KARACHI: Around 8,000 convicts on death row languish in jails in Pakistan as the government enforced a temporary stay against executions in August last year.
After a long lull, the federal government has sought “legal” opinion from the provinces about the abolition of capital punishment, official sources here said yesterday.
Officials said that while the federal government temporarily stayed the hangings, it sent letters last month to the provinces to suggest a solution.
“The Sindh provincial government has also received a letter wherein it has been urged to assist the Centre on the delicate issue by providing legal opinion,” said an official.
The renewal of the stay on executions through a presidential moratorium sparked debate about whether the country - plagued by militancy, criminal and sectarian - should uphold the death penalty and carry out executions.

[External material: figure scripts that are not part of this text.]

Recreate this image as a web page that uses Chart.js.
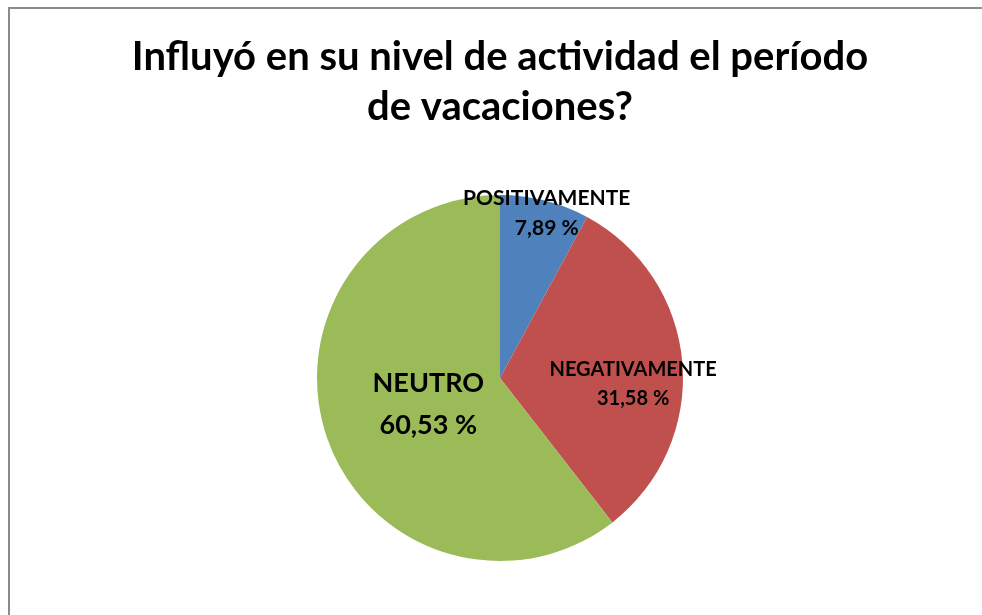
<!DOCTYPE html>
<html>
<head>
<meta charset="utf-8">
<script src="https://cdn.jsdelivr.net/npm/chart.js@4.4.1/dist/chart.umd.min.js"></script>
<style>
    html, body { margin: 0; padding: 0; background: #fff; overflow: hidden; }
    #wrap { position: relative; width: 982px; height: 615px; overflow: hidden; }
    #frame {
        position: absolute; left: 8px; top: 7px; width: 1100px; height: 700px;
        border: 2px solid #8a8a8a; box-sizing: border-box;
    }
    #box { position: absolute; left: 0; top: 0; width: 1000px; height: 615px; }
</style>
</head>
<body>
<div id="wrap">
    <div id="frame"></div>
    <div id="box"><canvas id="pieChart"></canvas></div>
</div>
<script>
    // Data
    const categories = ['POSITIVAMENTE', 'NEGATIVAMENTE', 'NEUTRO'];
    const percentages = [7.89, 31.58, 60.53];
    const sliceColors = ['#4F81BD', '#C0504D', '#9BBB59'];
    const chartTitle = ['Influyó en su nivel de actividad el período', 'de vacaciones?'];

    const FONT = "Lato, 'Open Sans', sans-serif";

    // label placement per slice: radial factor, pixel nudge, font size, line gap
    const labelStyle = [
        { f: 0.93, dx: 5, dy: 0, size: 21, gap: 30 },
        { f: 0.73, dx: 0, dy: 17, size: 20, gap: 29 },
        { f: 0.42, dx: 1, dy: 1, size: 27, gap: 42 }
    ];

    const fmt = function (v) {
        return v.toFixed(2).replace('.', ',') + ' %';
    };

    // title drawn by hand so it is not squeezed into the pie's width
    const titleText = {
        id: 'titleText',
        afterDraw: function (chart) {
            const ctx = chart.ctx;
            ctx.save();
            ctx.fillStyle = '#000';
            ctx.textAlign = 'center';
            ctx.textBaseline = 'middle';
            ctx.font = 'bold 40px ' + FONT;
            chartTitle.forEach(function (line, i) {
                ctx.fillText(line, 500, 57 + i * 50);
            });
            ctx.restore();
        }
    };

    const sliceLabels = {
        id: 'sliceLabels',
        afterDatasetsDraw: function (chart) {
            const ctx = chart.ctx;
            const meta = chart.getDatasetMeta(0);
            ctx.save();
            ctx.fillStyle = '#000';
            ctx.textAlign = 'center';
            ctx.textBaseline = 'middle';
            meta.data.forEach(function (arc, i) {
                const st = labelStyle[i];
                const mid = (arc.startAngle + arc.endAngle) / 2;
                const x = arc.x + Math.cos(mid) * arc.outerRadius * st.f + st.dx;
                const y = arc.y + Math.sin(mid) * arc.outerRadius * st.f + st.dy;
                ctx.font = 'bold ' + st.size + 'px ' + FONT;
                ctx.fillText(categories[i], x, y - st.gap / 2);
                ctx.fillText(fmt(percentages[i]), x, y + st.gap / 2);
            });
            ctx.restore();
        }
    };

    new Chart(document.getElementById('pieChart'), {
        type: 'pie',
        data: {
            labels: categories,
            datasets: [{
                data: percentages,
                backgroundColor: sliceColors,
                borderWidth: 0
            }]
        },
        options: {
            responsive: true,
            maintainAspectRatio: false,
            animation: false,
            layout: {
                padding: { left: 317, right: 317, top: 195, bottom: 54 }
            },
            plugins: {
                legend: { display: false },
                tooltip: { enabled: false },
                title: { display: false }
            }
        },
        plugins: [sliceLabels, titleText]
    });
</script>
</body>
</html>
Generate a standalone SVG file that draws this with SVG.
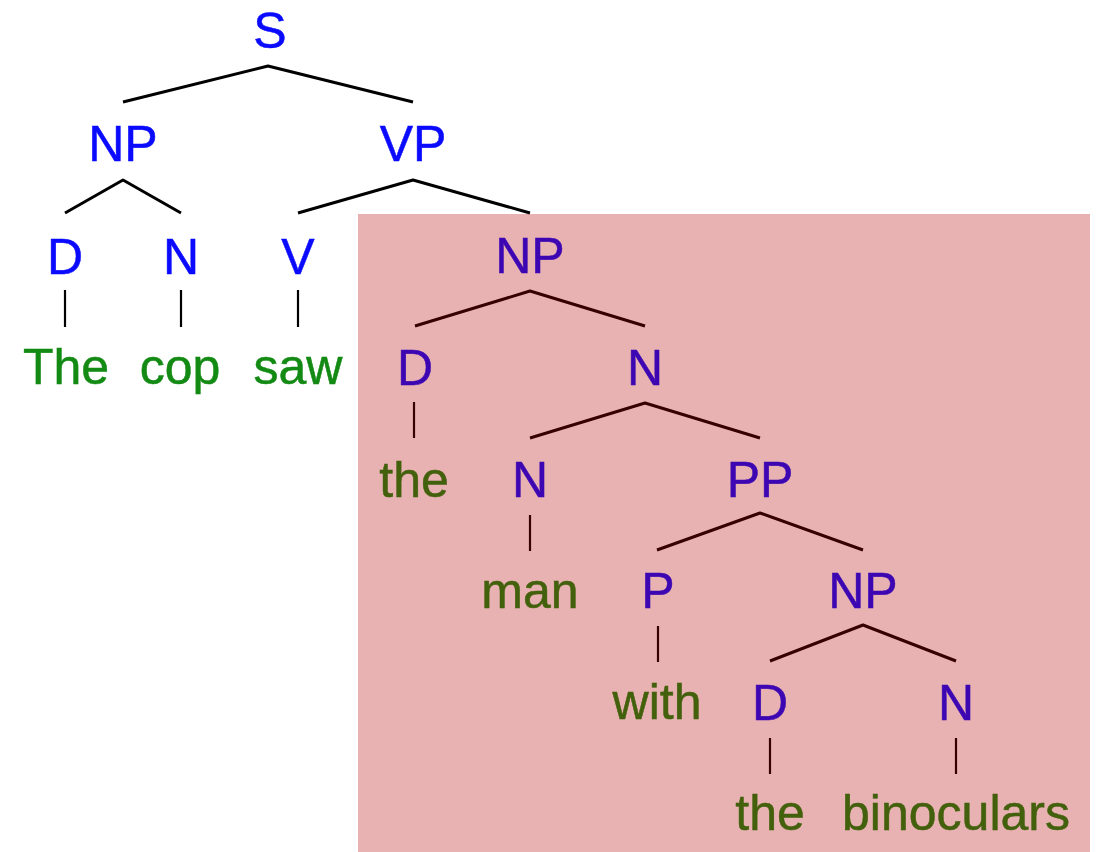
<svg xmlns="http://www.w3.org/2000/svg" width="1102" height="852" viewBox="0 0 1102 852">
  <style>
    text { font-family: "Liberation Sans", Arial, Helvetica, sans-serif; font-size: 50px; text-anchor: middle; stroke-width: 0.5; }
    .cat { fill: #0a0aff; stroke: #0a0aff; }
    .word { fill: #138a13; stroke: #138a13; }
    .edge { stroke: #000; stroke-width: 3; fill: none; stroke-linecap: butt; stroke-linejoin: round; }
    .stem { stroke: #000; stroke-width: 2.2; fill: none; }
    .shade { fill: #b40000; fill-opacity: 0.3; }
  </style>

  <rect width="1102" height="852" fill="#fff"/>

  <!-- branches -->
  <g id="connectors">
    <polyline class="edge" points="123,102 268,66 413,102"/>
    <polyline class="edge" points="65,213 123,180 181,213"/>
    <polyline class="edge" points="298,213 413,180 530,213"/>
    <line class="stem" x1="65" y1="290" x2="65" y2="327"/>
    <line class="stem" x1="181" y1="290" x2="181" y2="327"/>
    <line class="stem" x1="298" y1="290" x2="298" y2="327"/>
    <polyline class="edge" points="415,326 530,291 645,326"/>
    <line class="stem" x1="414" y1="402" x2="414" y2="438"/>
    <polyline class="edge" points="530,438 645,403 760,438"/>
    <line class="stem" x1="530" y1="515" x2="530" y2="551"/>
    <polyline class="edge" points="657,550 760,513 863,550"/>
    <line class="stem" x1="658" y1="626" x2="658" y2="662"/>
    <polyline class="edge" points="770,661 863,625 956,661"/>
    <line class="stem" x1="770" y1="738" x2="770" y2="774"/>
    <line class="stem" x1="956" y1="738" x2="956" y2="774"/>
  </g>

  <!-- constituent labels -->
  <g id="n-S"><text class="cat" x="270" y="48">S</text></g>
  <g id="n-NP1"><text class="cat" x="123" y="161">NP</text></g>
  <g id="n-VP"><text class="cat" x="413" y="161">VP</text></g>
  <g id="n-D1"><text class="cat" x="65" y="274">D</text></g>
  <g id="n-N1"><text class="cat" x="181" y="274">N</text></g>
  <g id="n-V"><text class="cat" x="298" y="274">V</text></g>
  <g id="n-NP2"><text class="cat" x="530" y="273">NP</text></g>
  <g id="n-D2"><text class="cat" x="415" y="385">D</text></g>
  <g id="n-N2"><text class="cat" x="645" y="385">N</text></g>
  <g id="n-N3"><text class="cat" x="530" y="497">N</text></g>
  <g id="n-PP"><text class="cat" x="760" y="497">PP</text></g>
  <g id="n-P"><text class="cat" x="658" y="608">P</text></g>
  <g id="n-NP3"><text class="cat" x="863" y="608">NP</text></g>
  <g id="n-D3"><text class="cat" x="770" y="720">D</text></g>
  <g id="n-N4"><text class="cat" x="956" y="720">N</text></g>

  <!-- words -->
  <g id="w-The"><text class="word" x="66" y="384">The</text></g>
  <g id="w-cop"><text class="word" x="180" y="384">cop</text></g>
  <g id="w-saw"><text class="word" x="298" y="384">saw</text></g>
  <g id="w-the1"><text class="word" x="414" y="497">the</text></g>
  <g id="w-man"><text class="word" x="530" y="608">man</text></g>
  <g id="w-with"><text class="word" x="657" y="719">with</text></g>
  <g id="w-the2"><text class="word" x="770" y="830">the</text></g>
  <g id="w-binoculars"><text class="word" x="956" y="830">binoculars</text></g>

  <!-- translucent highlight over the object noun phrase -->
  <rect id="highlight" class="shade" x="358" y="214" width="732" height="638"/>
</svg>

The stay was granted reportedly because Taliban militants threatened to target the new government led by Prime Minister Nawaz Sharif’s Pakistan Muslim League-N if it would send their men to the gallows.
Since 2008, none of the jailers across Pakistan had to shed a red handkerchief, because the then president Asif Zardari had granted a stay on executions in exercise of his power under Article 45 of the 1973 Constitution.
The article says: “President shall have the power to grant pardon, reprieve and respite, and to remit, suspend or commute any sentence passed by any court, tribunal or other authority.”